Entries with chart source code
=======

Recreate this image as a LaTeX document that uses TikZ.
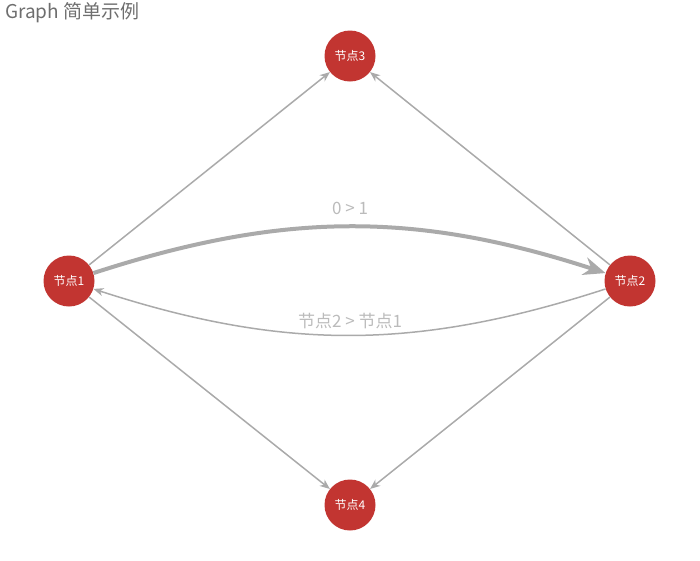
\documentclass[tikz,border=0pt]{standalone}
\usepackage{fontspec}
\setmainfont{Noto Sans CJK SC}
\usepackage{tikz}
\usetikzlibrary{arrows.meta}
\definecolor{nodered}{HTML}{C23531}
\definecolor{edgegray}{HTML}{AAAAAA}
\definecolor{labelgray}{HTML}{BBBBBB}
\definecolor{titlegray}{HTML}{6E6E6E}
\tikzstyle{graphnode} = [circle, minimum size=51pt, inner sep=0pt, fill=nodered, text=white, font=\fontsize{12}{12}\selectfont]
\tikzstyle{edge} = [draw=edgegray, line width=1.5pt, -{Stealth[length=10pt,width=8pt,inset=3pt]}]
\tikzstyle{thickedge} = [draw=edgegray, line width=4pt, -{Stealth[length=22pt,width=18pt,inset=7pt]}]
\tikzstyle{edgelabel} = [text=labelgray, font=\fontsize{17}{17}\selectfont]

\begin{document}
\begin{tikzpicture}[x=1pt, y=-1pt]
\useasboundingbox (0,0) rectangle (700,560);
\node (title) [anchor=west, text=titlegray, font=\fontsize{19}{19}\selectfont, inner sep=0pt] at (5,13) {Graph 简单示例};
\node (n1) [graphnode] at (69,281) {节点1};
\node (n2) [graphnode] at (630,281) {节点2};
\node (n3) [graphnode] at (350,56) {节点3};
\node (n4) [graphnode] at (350,505) {节点4};
\draw [edge] (n1) -- (n3);
\draw [edge] (n2) -- (n3);
\draw [edge] (n1) -- (n4);
\draw [edge] (n2) -- (n4);
\draw [thickedge] (n1) to[bend left=18] (n2);
\draw [edge] (n2) to[bend left=18] (n1);
\node (lab01) [edgelabel] at (350,208) {0 > 1};
\node (lab21) [edgelabel] at (350,321) {节点2 > 节点1};

\end{tikzpicture}
\end{document}
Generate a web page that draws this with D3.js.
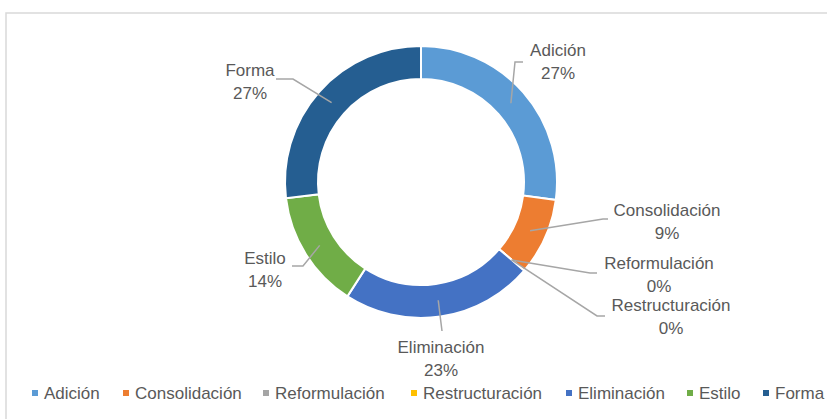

=======

### Problem statement
Make an exact reproduction of the listing above, without any pictures.

### Response to this exercise
Recreate this image as a LaTeX document that uses TikZ.
\documentclass[tikz,border=0pt]{standalone}
\usepackage{fontspec}
\setmainfont{Noto Sans CJK SC}
\usepackage{tikz}
\usetikzlibrary{arrows.meta}
\definecolor{nodered}{HTML}{C23531}
\definecolor{edgegray}{HTML}{AAAAAA}
\definecolor{labelgray}{HTML}{BBBBBB}
\definecolor{titlegray}{HTML}{6E6E6E}
\tikzstyle{graphnode} = [circle, minimum size=51pt, inner sep=0pt, fill=nodered, text=white, font=\fontsize{12}{12}\selectfont]
\tikzstyle{edge} = [draw=edgegray, line width=1.5pt, -{Stealth[length=10pt,width=8pt,inset=3pt]}]
\tikzstyle{thickedge} = [draw=edgegray, line width=4pt, -{Stealth[length=22pt,width=18pt,inset=7pt]}]
\tikzstyle{edgelabel} = [text=labelgray, font=\fontsize{17}{17}\selectfont]

\begin{document}
\begin{tikzpicture}[x=1pt, y=-1pt]
\useasboundingbox (0,0) rectangle (700,560);
\node (title) [anchor=west, text=titlegray, font=\fontsize{19}{19}\selectfont, inner sep=0pt] at (5,13) {Graph 简单示例};
\node (n1) [graphnode] at (69,281) {节点1};
\node (n2) [graphnode] at (630,281) {节点2};
\node (n3) [graphnode] at (350,56) {节点3};
\node (n4) [graphnode] at (350,505) {节点4};
\draw [edge] (n1) -- (n3);
\draw [edge] (n2) -- (n3);
\draw [edge] (n1) -- (n4);
\draw [edge] (n2) -- (n4);
\draw [thickedge] (n1) to[bend left=18] (n2);
\draw [edge] (n2) to[bend left=18] (n1);
\node (lab01) [edgelabel] at (350,208) {0 > 1};
\node (lab21) [edgelabel] at (350,321) {节点2 > 节点1};

\end{tikzpicture}
\end{document}
Generate a web page that draws this with D3.js.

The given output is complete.